Data:
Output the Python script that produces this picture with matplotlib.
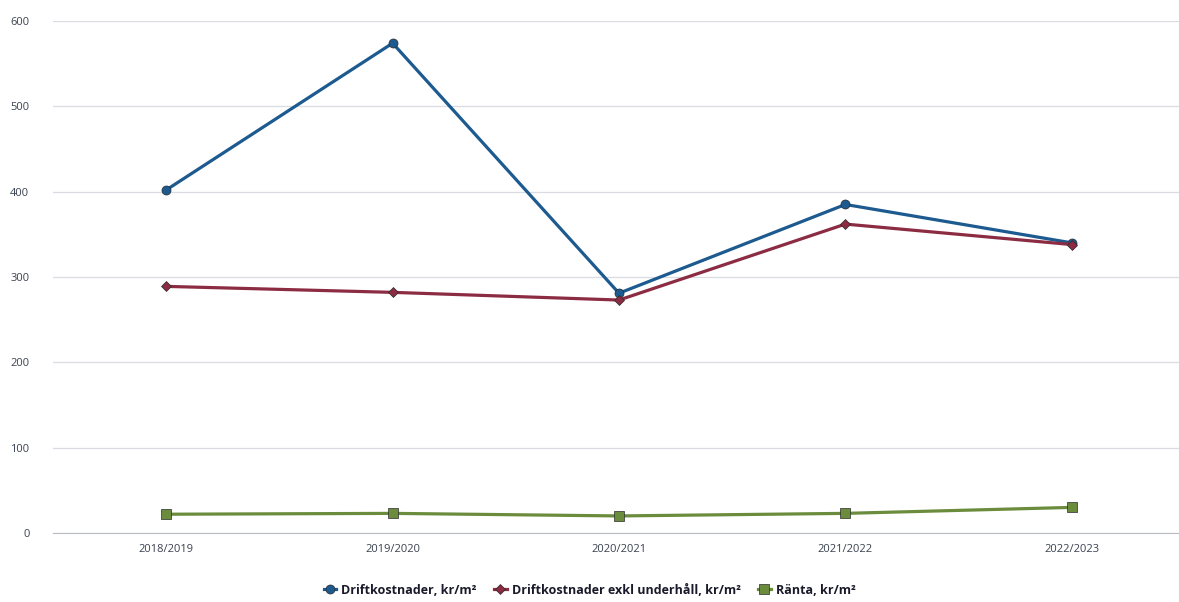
import matplotlib
matplotlib.use("Agg")
import matplotlib.pyplot as plt
from matplotlib.lines import Line2D

categories = ["2018/2019", "2019/2020", "2020/2021", "2021/2022", "2022/2023"]
drift = [402, 574, 281, 385, 340]
drift_exkl = [289, 282, 273, 362, 338]
ranta = [22, 23, 20, 23, 30]
yticks = [0, 100, 200, 300, 400, 500, 600]

labels = ["Driftkostnader, kr/m²", "Driftkostnader exkl underhåll, kr/m²", "Ränta, kr/m²"]
colors = ["#1c5a8f", "#8c2c43", "#6a8c3c"]
markers = ["o", "D", "s"]
msizes = [6.5, 5, 6.5]

plt.rcParams['font.family'] = ['Open Sans', 'DejaVu Sans']

fig = plt.figure(figsize=(11.79, 6.02), dpi=100)
ax = fig.add_axes([53/1179, 69/602, 1132/1179, 512/602])

x = list(range(len(categories)))
for vals, c, m, ms in zip([drift, drift_exkl, ranta], colors, markers, msizes):
    ax.plot(x, vals, color=c, lw=2.3, marker=m, ms=ms, mfc=c, mec="#2a2a2a", mew=0.5, zorder=3)

ax.set_xlim(-0.5, len(categories) - 0.5)
ax.set_ylim(0, 600)
ax.set_yticks(yticks)
ax.set_yticklabels([str(v) for v in yticks])
ax.set_xticks(x)
ax.set_xticklabels(categories)
ax.grid(axis="y", color="#d9dde3", lw=0.9)
ax.set_axisbelow(True)
for s in ["top", "right", "left"]:
    ax.spines[s].set_visible(False)
ax.spines["bottom"].set_color("#b8bcc4")
ax.tick_params(axis="both", length=0, labelsize=8, colors="#3a4250")
ax.tick_params(axis="y", pad=17)
ax.tick_params(axis="x", pad=8)

handles = [Line2D([0], [0], color=c, lw=2.3, marker=m, ms=ms, mfc=c, mec="#2a2a2a", mew=0.5)
           for c, m, ms in zip(colors, markers, msizes)]
leg = fig.legend(handles, labels, loc="center", bbox_to_anchor=(0.5, 12/602), ncol=3, frameon=False,
                 handlelength=1.0, handletextpad=0.4, columnspacing=1.4,
                 prop={"weight": "bold", "size": 9})
for t in leg.get_texts():
    t.set_color("#1a1a2a")

fig.savefig("out.png", dpi=100)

Stated exercise: Find each line that has the word "matplotlib", then copy it out.

Reply to the exercise:
Output the Python script that produces this picture with matplotlib.
import matplotlib
matplotlib.use("Agg")
import matplotlib.pyplot as plt
from matplotlib.lines import Line2D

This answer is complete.